The problem with manual management isn't usually a single dramatic failure. It's a slow accumulation of small inefficiencies that compound quietly: a message you forgot to answer, a week you priced too low, a turnover that nearly went sideways, a maintenance issue that sat unreported because no one was watching. Each one costs a little. Together, they eat your margins and your weekends.

AI property management software is purpose-built for exactly these situations. Here's how to know if you're at that point — and what to do about it.

Sign 1 of 5

Your guest response times are killing your booking rate

Airbnb's algorithm buries listings with slow response times. VRBO penalizes them too. If your response time creeps above a few hours — particularly for inquiry messages from new potential guests — your placement in search results drops. That means fewer inquiries, fewer bookings, lower revenue.

For Orlando hosts, this is especially painful. The market moves fast. A family planning a Disney trip in three weeks is contacting five properties simultaneously. The first one to respond gets the booking. If you're answering messages between meetings or after dinner, you're already behind.

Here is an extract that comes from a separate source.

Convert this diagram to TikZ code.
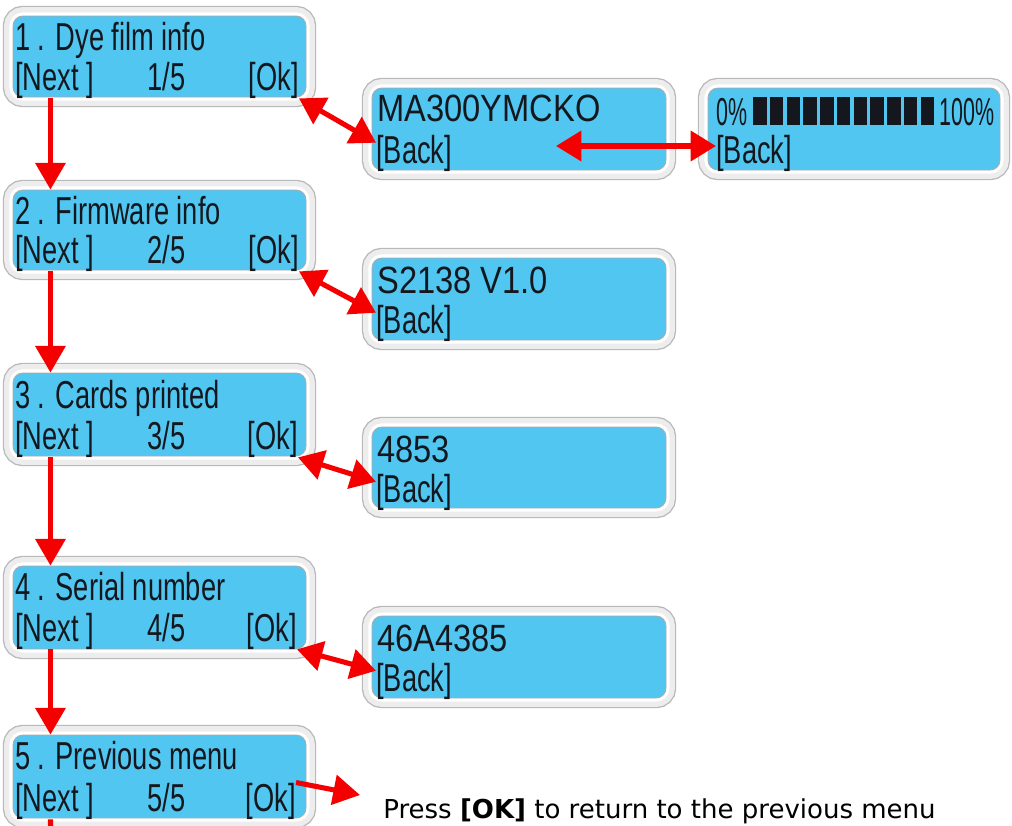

The math is stark: a 20-point drop in response rate can reduce bookings by 10–15% on a single property, according to platform data shared by hosts on community forums. At $180/night average in Orlando, that's thousands left on the table per month.

● AI solves this

AI guest messaging responds to every inquiry instantly — 24/7, 365 days a year, no exceptions. The AI is trained on your property details: bedroom count, amenities, location near Disney, cancellation policy, check-in process. It answers the initial inquiry with enough detail to lock in the booking, then flags you for any follow-up that needs a human touch. You never miss a first response. Your booking rate improves without you lifting a finger.

Sign 2 of 5

You're guessing at pricing and leaving money on the table

Orlando vacation rental pricing is a dynamic problem that changes week to week, sometimes day to day. A concert at the Addition Financial Arena, a UFC fight at the T-Mobile Center, a school district that decides to go virtual — any of these moves rates for specific zip codes by 20–40% overnight.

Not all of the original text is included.